Webley and Scott 920K shotgun.
You could say Webley and Scott’s new 20 bore O/U is a gun for all occasions thanks to the fact it comes in two different guises and three barrel lengths to suit the long, short and the tall.
The one I’ve been evaluating is the field model with 30in barrels but there’s a Sporter version with the same length tubes – and both are also available with 26 or 28in barrels according to customer preference.
It’s a good looking gun with all the metal work finished in black apart from the gold trigger and a brass foresight.
The very noticeable blacking is extremely deep and glossy and this quality has been achieved by polishing the metal to a very high standard indeed.
The narrow ventilated top rib has been matted to reduce glare and the tubes used on this gun are true and well finished.
The makers tell me the barrel black in future will go over to a black chrome which will give maximum protection from the elements.
In contrast, all the internal parts of the gun are silver and finished to a good standard. The mechanism is clean and simple, with hammers powered by coil springs pivoting from the bottom of the action.
The sears suspend from above and the cocking levers – which are captive with the hammers – engage with the ejectors only when the tumbler powers forward during firing.
Trigger pulls are crisp, the ejectors are timed correctly and thanks to the fact it has been cut from a single piece of steel the action frame is a very solid affair.
The action hinges open on stub pins with an action wide bolt engaging the bite at the bottom of the monoblock for a secure lock up.
As you can see from the pictures here there’s a bare minimum of border engraving and the maker’s name is highlighted in silver, as too is the Webley and Scott logo and the gun’s model number.
The laser cut chequering follows traditional patterns and the Webley and Scott logo cut into the base of the pistol grip has also been done by laser. It’s a nice finishing touch.
The stock has a 14.3/8in length of pull – which might prove a tad short for some shooters – and is finished with a thin black rubber recoil pad with a hard heel for smooth mounting.
Drops at comb and heel are pretty standard at 1.3/8in and 2¼ in respectively and there’s a slight right cast of a couple of mm.
The 920 weighed in at just under 6lb 13oz which is fine in my book for a gun designed for game and rough shooting but one that might also be used for a bit of clay breaking.
Its weight and balance really does enhance its position as an all-rounder.

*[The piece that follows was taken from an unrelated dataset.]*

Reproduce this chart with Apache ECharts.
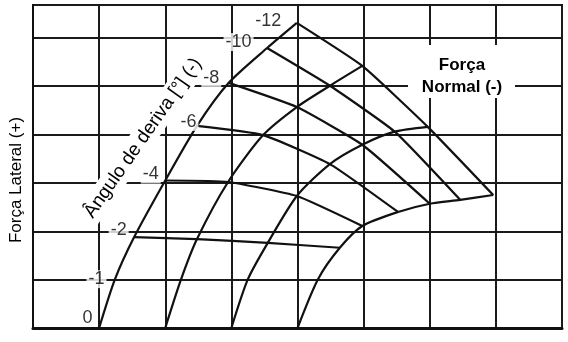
<!DOCTYPE html>
<html>
<head>
<meta charset="utf-8">
<script src="https://cdn.jsdelivr.net/npm/echarts@6/dist/echarts.min.js"></script>
<style>
  html, body { margin: 0; padding: 0; background: #fff; }
  #chart { width: 568px; height: 342px; }
</style>
</head>
<body>
<div id="chart"></div>
<script>
// Carpet plot: lateral force vs. slip angle for four normal-force levels.
// Each curve lists its nodes at the slip angles below, as [x, y] in grid units.
const slipAngles = ['0', '-1', '-2', '-4', '-6', '-8', '-10', '-12'];

const normalCurve1 = [[1.00, 0], [1.24, 1.01], [1.53, 1.88], [2.00, 3.05], [2.48, 4.18], [2.96, 5.07], [3.54, 5.79], [3.99, 6.31]];
const normalCurve2 = [[2.00, 0], [2.24, 1.01], [2.48, 1.84], [2.95, 3.02], [3.48, 3.99], [3.99, 4.57], [4.49, 5.01], [4.98, 5.42]];
const normalCurve3 = [[3.00, 0], [3.25, 1.01], [3.55, 1.76], [3.99, 2.73], [4.49, 3.39], [4.98, 3.79], [5.47, 4.06], [5.97, 4.16]];
const normalCurve4 = [[4.00, 0], [4.31, 1.01], [4.64, 1.66], [4.98, 2.11], [5.52, 2.40], [6.00, 2.57], [6.46, 2.65], [6.96, 2.75]];

// Slip-angle lines are drawn for these angle indices (-2 … -12)
const isoAngleIndices = [2, 3, 4, 5, 6, 7];

// Axis extents and grid spacing
const xMax = 8;
const yMax = 6.68;
const gridStep = 1;

// Small label shifts [dx, dy] for the slip-angle labels along the first curve
const angleLabelShift = [[0, -10], [-4, 0], [-1, -7], [0, -6], [6, -4], [-3, -5], [-9, -6], [-9, -2]];

const normalCurves = [normalCurve1, normalCurve2, normalCurve3, normalCurve4];
const ink = '#111';
const font = '"Liberation Sans", Arial, Helvetica, sans-serif';

const series = [];

normalCurves.forEach(curve => {
  series.push({
    type: 'line',
    data: curve,
    smooth: 0.25,
    symbol: 'none',
    lineStyle: { color: ink, width: 2.2 },
    silent: true,
    z: 3
  });
});

isoAngleIndices.forEach(j => {
  series.push({
    type: 'line',
    data: normalCurves.map(c => c[j]),
    smooth: 0.15,
    symbol: 'none',
    lineStyle: { color: ink, width: 2.2 },
    silent: true,
    z: 2
  });
});

// Slip-angle values written next to the nodes of the first curve
series.push({
  type: 'scatter',
  data: normalCurve1,
  symbolSize: 1,
  itemStyle: { color: 'rgba(0,0,0,0)' },
  silent: true,
  z: 5,
  label: {
    show: true,
    position: 'left',
    distance: 4,
    color: '#000',
    fontFamily: font,
    fontSize: 18,
    backgroundColor: '#fff',
    padding: [0, 2],
    formatter: p => slipAngles[p.dataIndex]
  },
  labelLayout: p => ({ dx: angleLabelShift[p.dataIndex][0], dy: angleLabelShift[p.dataIndex][1] })
});

const chart = echarts.init(document.getElementById('chart'), null, { renderer: 'canvas' });

chart.setOption({
  animation: false,
  backgroundColor: '#fff',
  grid: {
    left: 33, right: 6, top: 5, bottom: 14,
    show: true, borderColor: '#1a1a1a', borderWidth: 2
  },
  xAxis: {
    type: 'value', min: 0, max: xMax, interval: gridStep,
    axisLabel: { show: false }, axisTick: { show: false },
    axisLine: { show: true, lineStyle: { color: '#111', width: 3 } },
    splitLine: { show: true, lineStyle: { color: '#1a1a1a', width: 2 } }
  },
  yAxis: {
    type: 'value', min: 0, max: yMax, interval: gridStep,
    axisLabel: { show: false }, axisTick: { show: false },
    axisLine: { show: true, lineStyle: { color: '#111', width: 2 } },
    splitLine: { show: true, lineStyle: { color: '#1a1a1a', width: 2 } }
  },
  series: series,
  graphic: [
    {
      type: 'text', x: 16, y: 180, rotation: Math.PI / 2, z: 10,
      style: {
        text: 'Força Lateral (+)', font: '17px ' + font, fill: '#000',
        align: 'center', verticalAlign: 'middle'
      }
    },
    {
      type: 'text', x: 143, y: 138, rotation: 55 * Math.PI / 180, z: 10,
      style: {
        text: 'Ângulo de deriva [°] (-)', font: '19px ' + font, fill: '#000',
        align: 'center', verticalAlign: 'middle',
        backgroundColor: '#fff', padding: [3, 2]
      }
    },
    {
      type: 'rect', z: 10,
      shape: { x: 408, y: 45, width: 107, height: 53 },
      style: { fill: '#fff' }
    },
    {
      type: 'text', x: 462, y: 65, z: 11,
      style: {
        text: 'Força', font: 'bold 17px ' + font, fill: '#000',
        align: 'center', verticalAlign: 'middle'
      }
    },
    {
      type: 'text', x: 462, y: 87, z: 11,
      style: {
        text: 'Normal (-)', font: 'bold 17px ' + font, fill: '#000',
        align: 'center', verticalAlign: 'middle'
      }
    }
  ]
});
</script>
</body>
</html>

Distributors, Highland Outdoors, do a pre-delivery inspection on all their guns and they provide a check list to say it has been thoroughly inspected before it leaves their workshop.
They also back the Webley and Scott range with a three year warranty.
“This gun is nicely put together and finished – and at £775 it represents extremely good value for money! I particularly like the pronounced pistol grip because it gives a positive feel and helps direct the gun naturally. The fore-end shape looks and feels good too.”